Monday, 26 March 2012
Review: Yum Yum - The Remixes
It's been remarkably warm and sunny this past weekend, and even though none of the trees have leaves yet I'm in a distinctly summery mood. And when I'm in a summery mood, there's only style of music worth hearing - early '90s progressive house! There was something about the early '90s dance scene - perhaps the copious amounts of drugs involved - that encouraged everyone to go nuts on themes of tribalism, spirituality, nature and the great outdoors, and this translated to loads of tracks with widescreen summery vibes and samples of whale song/chanting/ethnic flutes. I, quite frankly, love all that shit, despite not being in any other way a hippy. Okay, I listen to a lot of psy-trance. And I like to go for long walks outdoors. But I'm not a fucking hippy, okay?
Now, having said all of this, Yum Yum are a terrible example because they don't really have any ethnic samples or hippy vibes at all, at least not on this compilation of their remixes made between 1995-1997 (such a smooth journalistic technique, I know). I'd like to think their name refers to some tribe of Amazonian natives or something, but all Google can tell me is that Yum Yum is the name for a variety of cheap-ass foodstuffs or South-East Asian brothel-slang for a blowjob, neither of which are very friends-of-the-earth. I guess hippies go on backpack tours and might find themselves in a Thai brothel...
Despite a general lack of hippy rainforest vibes, this compilation still contains a fair amount of summery vibes. Some of that might just be down to me associating '90s acid lines, pads and stutter-edited vocals with summer simply because I always play this kind of stuff in summer, but there's just enough of a semantic thread running through the track titles to me to cling perilously to my bullshit proposition. Sacred Cycles, Tribal, Majick, Thundergod, The Vision... there's unarguably some sort of possible theme of spirituality here. You can almost feel the warm glow of the healing crystals.
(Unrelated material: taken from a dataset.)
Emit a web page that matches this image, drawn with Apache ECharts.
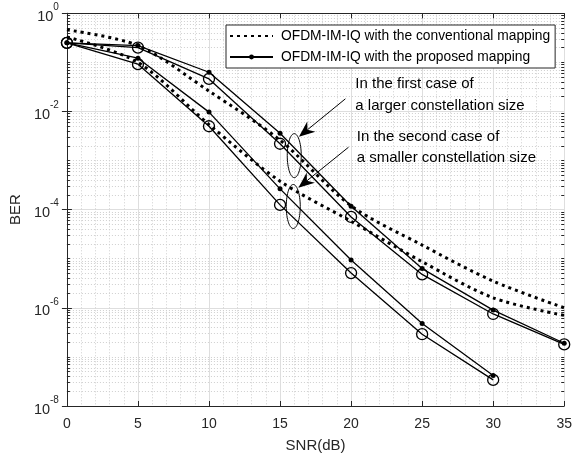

Okay, okay. To an outside observer, this might sound like a fairly average collection of somewhat dated mid-'90s progressive house, filled with stereotypical synths and arrangements. And that outside observer might well be correct. But this is pretty much my pet style. It's the style I have the most love for and the least critical distance from, being pretty much the soundtrack of every beautiful sunny day of the last six or seven years of my life. And I reckon that, even setting aside my terrible biases, the remix of Sacred Cycles and also of Keoki's Majick are still excellent examples of hypnotic, trancey-edged progressive house. Most of the other tracks would be good filler or build-up pieces if you were playing a retro-themed prog set, but frankly there's a very small number of DJs in the world who'd be inclined to do that.
I can't really recommend this album unless you're really into the sound Sasha and Digweed were smashing around 1995-1997, but if you ask me, you should be really into that style because it was brilliant. I, frankly, have a shelf full of this stuff. Now if you'll excuse me, I'm off to burn some incense.